▸ **Prompt**
Scan the material and copy every line in which "this" appears.

▸ **Recorded data**
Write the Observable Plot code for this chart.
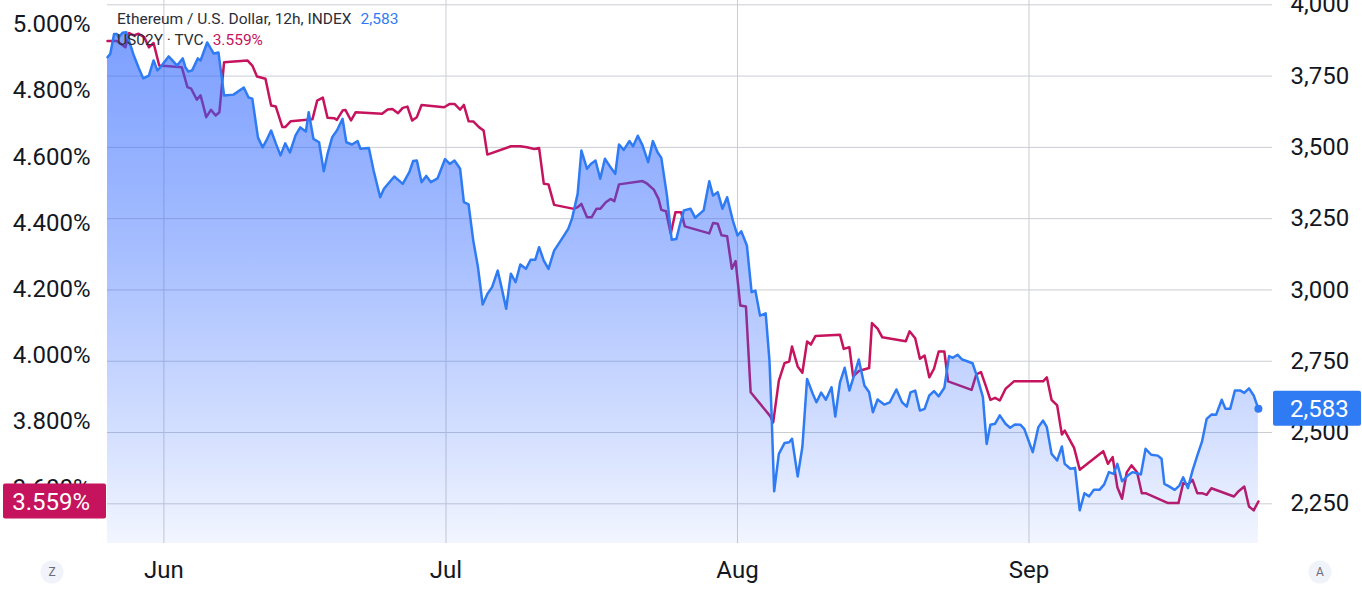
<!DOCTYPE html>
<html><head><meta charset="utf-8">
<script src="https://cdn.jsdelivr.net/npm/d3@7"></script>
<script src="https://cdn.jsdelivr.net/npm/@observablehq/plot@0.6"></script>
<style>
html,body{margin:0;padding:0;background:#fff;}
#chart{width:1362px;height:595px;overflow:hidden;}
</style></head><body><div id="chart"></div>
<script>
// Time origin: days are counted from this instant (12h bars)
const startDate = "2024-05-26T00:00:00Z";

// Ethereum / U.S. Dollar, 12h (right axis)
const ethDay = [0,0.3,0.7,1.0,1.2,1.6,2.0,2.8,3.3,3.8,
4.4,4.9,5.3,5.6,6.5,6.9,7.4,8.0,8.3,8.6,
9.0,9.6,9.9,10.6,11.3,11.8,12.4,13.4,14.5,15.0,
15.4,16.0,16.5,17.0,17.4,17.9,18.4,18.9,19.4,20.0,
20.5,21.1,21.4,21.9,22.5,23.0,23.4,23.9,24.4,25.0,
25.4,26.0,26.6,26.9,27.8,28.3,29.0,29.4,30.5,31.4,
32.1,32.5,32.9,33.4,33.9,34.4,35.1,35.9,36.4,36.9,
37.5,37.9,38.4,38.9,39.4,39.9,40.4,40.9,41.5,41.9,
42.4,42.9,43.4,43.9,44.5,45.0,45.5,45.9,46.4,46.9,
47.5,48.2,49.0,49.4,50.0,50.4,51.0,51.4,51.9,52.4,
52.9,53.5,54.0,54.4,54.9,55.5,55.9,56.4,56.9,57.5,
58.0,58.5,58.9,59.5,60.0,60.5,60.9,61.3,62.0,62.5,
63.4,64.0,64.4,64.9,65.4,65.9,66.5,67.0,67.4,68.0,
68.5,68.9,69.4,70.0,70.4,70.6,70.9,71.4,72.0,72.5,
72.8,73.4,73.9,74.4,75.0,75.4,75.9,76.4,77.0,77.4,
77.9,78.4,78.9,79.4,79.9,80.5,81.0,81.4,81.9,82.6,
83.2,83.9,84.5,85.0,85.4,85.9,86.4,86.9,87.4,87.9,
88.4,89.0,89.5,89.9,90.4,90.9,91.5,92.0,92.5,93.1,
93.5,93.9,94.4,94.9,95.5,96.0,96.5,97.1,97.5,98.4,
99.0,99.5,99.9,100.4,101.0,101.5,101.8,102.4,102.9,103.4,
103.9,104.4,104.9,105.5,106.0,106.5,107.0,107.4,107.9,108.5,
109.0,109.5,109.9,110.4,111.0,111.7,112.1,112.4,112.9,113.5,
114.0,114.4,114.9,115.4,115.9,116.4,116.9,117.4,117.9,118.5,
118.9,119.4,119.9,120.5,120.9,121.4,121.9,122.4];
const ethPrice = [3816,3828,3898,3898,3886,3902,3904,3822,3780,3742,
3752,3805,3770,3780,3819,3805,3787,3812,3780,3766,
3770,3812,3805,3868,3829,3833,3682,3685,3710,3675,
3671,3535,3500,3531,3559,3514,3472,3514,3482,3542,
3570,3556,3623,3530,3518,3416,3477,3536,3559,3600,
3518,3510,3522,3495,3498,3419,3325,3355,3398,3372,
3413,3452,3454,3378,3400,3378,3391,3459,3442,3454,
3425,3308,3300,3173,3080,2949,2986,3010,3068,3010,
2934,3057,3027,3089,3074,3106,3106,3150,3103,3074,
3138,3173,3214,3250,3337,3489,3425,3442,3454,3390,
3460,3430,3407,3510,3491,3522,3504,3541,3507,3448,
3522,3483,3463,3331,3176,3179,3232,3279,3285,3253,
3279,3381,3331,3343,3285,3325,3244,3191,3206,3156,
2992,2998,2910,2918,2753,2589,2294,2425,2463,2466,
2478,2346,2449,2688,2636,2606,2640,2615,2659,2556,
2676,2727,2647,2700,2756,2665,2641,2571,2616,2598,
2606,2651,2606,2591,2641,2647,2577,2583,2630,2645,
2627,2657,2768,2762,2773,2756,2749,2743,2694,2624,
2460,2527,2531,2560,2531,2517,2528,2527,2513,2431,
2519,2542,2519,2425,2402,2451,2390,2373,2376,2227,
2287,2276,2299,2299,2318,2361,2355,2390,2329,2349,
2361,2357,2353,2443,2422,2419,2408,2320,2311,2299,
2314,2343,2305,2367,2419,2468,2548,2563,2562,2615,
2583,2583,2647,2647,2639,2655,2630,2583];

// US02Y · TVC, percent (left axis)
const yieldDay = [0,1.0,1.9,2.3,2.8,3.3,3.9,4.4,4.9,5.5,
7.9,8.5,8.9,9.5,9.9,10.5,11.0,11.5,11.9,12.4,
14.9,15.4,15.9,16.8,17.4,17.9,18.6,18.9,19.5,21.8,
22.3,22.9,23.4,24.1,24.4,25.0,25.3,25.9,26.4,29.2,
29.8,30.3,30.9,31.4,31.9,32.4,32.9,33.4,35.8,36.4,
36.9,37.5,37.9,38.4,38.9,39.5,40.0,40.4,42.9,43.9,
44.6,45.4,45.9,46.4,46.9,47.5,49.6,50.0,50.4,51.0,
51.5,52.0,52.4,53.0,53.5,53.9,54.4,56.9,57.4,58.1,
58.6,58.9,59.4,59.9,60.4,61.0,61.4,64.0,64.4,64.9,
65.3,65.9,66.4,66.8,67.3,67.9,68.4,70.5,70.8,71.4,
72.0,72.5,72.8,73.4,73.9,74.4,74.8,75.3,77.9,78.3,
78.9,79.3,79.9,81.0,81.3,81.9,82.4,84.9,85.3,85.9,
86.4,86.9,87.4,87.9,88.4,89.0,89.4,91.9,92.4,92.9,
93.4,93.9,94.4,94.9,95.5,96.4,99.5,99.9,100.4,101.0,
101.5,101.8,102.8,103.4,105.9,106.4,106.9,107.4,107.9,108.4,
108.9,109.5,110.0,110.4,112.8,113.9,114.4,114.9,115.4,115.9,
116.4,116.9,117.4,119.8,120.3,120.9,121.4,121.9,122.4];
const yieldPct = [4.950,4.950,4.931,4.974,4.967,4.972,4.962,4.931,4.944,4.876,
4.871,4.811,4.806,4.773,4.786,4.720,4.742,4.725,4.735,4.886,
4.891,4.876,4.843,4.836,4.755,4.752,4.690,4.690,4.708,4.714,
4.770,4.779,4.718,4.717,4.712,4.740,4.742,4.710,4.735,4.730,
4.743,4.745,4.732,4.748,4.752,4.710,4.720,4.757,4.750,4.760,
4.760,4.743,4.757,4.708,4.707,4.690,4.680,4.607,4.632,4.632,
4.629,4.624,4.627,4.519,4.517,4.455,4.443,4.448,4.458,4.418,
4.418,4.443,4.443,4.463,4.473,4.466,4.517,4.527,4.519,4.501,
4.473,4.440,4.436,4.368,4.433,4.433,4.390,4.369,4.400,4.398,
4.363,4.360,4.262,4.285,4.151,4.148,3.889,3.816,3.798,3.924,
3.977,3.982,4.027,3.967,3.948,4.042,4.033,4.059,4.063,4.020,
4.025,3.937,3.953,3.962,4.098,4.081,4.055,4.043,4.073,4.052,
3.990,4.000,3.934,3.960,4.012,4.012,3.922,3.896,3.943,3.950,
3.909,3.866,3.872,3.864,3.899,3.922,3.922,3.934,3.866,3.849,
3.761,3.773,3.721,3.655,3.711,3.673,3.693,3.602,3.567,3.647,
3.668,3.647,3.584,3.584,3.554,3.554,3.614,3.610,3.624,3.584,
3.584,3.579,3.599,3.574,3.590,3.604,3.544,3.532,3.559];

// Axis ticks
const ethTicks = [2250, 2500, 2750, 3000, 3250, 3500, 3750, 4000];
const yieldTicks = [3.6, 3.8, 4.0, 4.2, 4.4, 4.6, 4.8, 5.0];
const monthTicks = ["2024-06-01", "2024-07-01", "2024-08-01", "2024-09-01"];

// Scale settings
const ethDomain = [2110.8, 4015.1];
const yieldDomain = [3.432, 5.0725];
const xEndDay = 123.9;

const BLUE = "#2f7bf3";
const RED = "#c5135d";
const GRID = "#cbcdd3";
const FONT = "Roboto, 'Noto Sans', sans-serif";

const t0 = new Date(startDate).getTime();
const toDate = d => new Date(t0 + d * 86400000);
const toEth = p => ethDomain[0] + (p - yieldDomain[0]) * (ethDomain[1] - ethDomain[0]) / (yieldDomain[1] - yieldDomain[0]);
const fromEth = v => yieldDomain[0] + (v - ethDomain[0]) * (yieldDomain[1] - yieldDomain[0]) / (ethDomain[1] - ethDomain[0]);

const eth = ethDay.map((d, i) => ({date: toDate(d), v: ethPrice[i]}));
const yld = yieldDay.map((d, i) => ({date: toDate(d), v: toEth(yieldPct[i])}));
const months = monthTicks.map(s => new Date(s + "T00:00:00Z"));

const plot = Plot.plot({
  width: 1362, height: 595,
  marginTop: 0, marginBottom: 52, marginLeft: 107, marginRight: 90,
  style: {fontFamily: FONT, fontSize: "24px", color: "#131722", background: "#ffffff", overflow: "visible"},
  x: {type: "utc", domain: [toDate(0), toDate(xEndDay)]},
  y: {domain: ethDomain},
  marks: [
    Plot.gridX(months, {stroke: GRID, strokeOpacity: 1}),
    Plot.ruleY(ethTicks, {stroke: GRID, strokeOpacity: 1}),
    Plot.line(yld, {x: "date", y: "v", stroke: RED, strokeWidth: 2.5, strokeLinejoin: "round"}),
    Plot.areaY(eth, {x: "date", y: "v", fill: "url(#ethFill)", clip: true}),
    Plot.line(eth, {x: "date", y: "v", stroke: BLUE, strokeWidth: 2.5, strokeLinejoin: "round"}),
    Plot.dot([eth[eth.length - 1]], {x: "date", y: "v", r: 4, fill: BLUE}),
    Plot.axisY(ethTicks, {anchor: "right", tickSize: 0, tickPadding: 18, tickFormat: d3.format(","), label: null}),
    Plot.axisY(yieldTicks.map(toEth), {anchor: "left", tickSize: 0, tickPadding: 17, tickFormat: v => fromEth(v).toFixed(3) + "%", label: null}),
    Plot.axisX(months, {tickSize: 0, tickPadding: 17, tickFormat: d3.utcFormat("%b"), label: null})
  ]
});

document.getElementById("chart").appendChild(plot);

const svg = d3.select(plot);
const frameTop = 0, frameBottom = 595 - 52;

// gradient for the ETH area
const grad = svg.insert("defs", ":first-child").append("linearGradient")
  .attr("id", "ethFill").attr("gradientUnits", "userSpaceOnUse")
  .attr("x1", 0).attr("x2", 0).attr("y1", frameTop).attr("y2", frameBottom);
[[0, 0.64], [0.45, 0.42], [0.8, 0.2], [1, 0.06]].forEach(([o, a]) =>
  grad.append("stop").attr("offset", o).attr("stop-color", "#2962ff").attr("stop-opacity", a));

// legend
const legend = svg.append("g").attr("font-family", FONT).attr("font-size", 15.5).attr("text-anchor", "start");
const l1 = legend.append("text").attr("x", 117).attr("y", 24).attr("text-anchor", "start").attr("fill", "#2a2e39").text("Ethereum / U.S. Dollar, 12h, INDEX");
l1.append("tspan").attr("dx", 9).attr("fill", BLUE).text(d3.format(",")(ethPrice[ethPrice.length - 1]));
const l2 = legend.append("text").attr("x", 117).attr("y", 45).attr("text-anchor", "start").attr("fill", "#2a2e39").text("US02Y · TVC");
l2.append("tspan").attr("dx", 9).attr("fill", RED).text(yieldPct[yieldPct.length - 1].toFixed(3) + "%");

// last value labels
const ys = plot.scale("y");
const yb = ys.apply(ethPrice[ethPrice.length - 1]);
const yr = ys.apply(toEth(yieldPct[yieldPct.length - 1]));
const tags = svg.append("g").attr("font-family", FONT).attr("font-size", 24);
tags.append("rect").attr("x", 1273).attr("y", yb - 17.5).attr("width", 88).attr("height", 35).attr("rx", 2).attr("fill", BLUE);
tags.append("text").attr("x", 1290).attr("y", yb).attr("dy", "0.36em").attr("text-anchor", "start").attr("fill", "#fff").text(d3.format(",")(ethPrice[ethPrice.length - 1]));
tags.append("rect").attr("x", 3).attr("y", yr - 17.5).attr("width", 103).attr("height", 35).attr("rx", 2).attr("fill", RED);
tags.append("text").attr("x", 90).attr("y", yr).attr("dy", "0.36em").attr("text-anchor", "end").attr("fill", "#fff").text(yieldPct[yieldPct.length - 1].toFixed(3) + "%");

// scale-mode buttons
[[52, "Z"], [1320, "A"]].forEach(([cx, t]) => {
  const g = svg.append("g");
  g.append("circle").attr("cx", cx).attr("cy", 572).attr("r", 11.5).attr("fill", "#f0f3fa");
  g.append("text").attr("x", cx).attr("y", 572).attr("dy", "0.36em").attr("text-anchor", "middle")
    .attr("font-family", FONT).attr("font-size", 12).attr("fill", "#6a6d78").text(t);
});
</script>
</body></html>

▸ **Written answer**
Write the Observable Plot code for this chart.
// Time origin: days are counted from this instant (12h bars)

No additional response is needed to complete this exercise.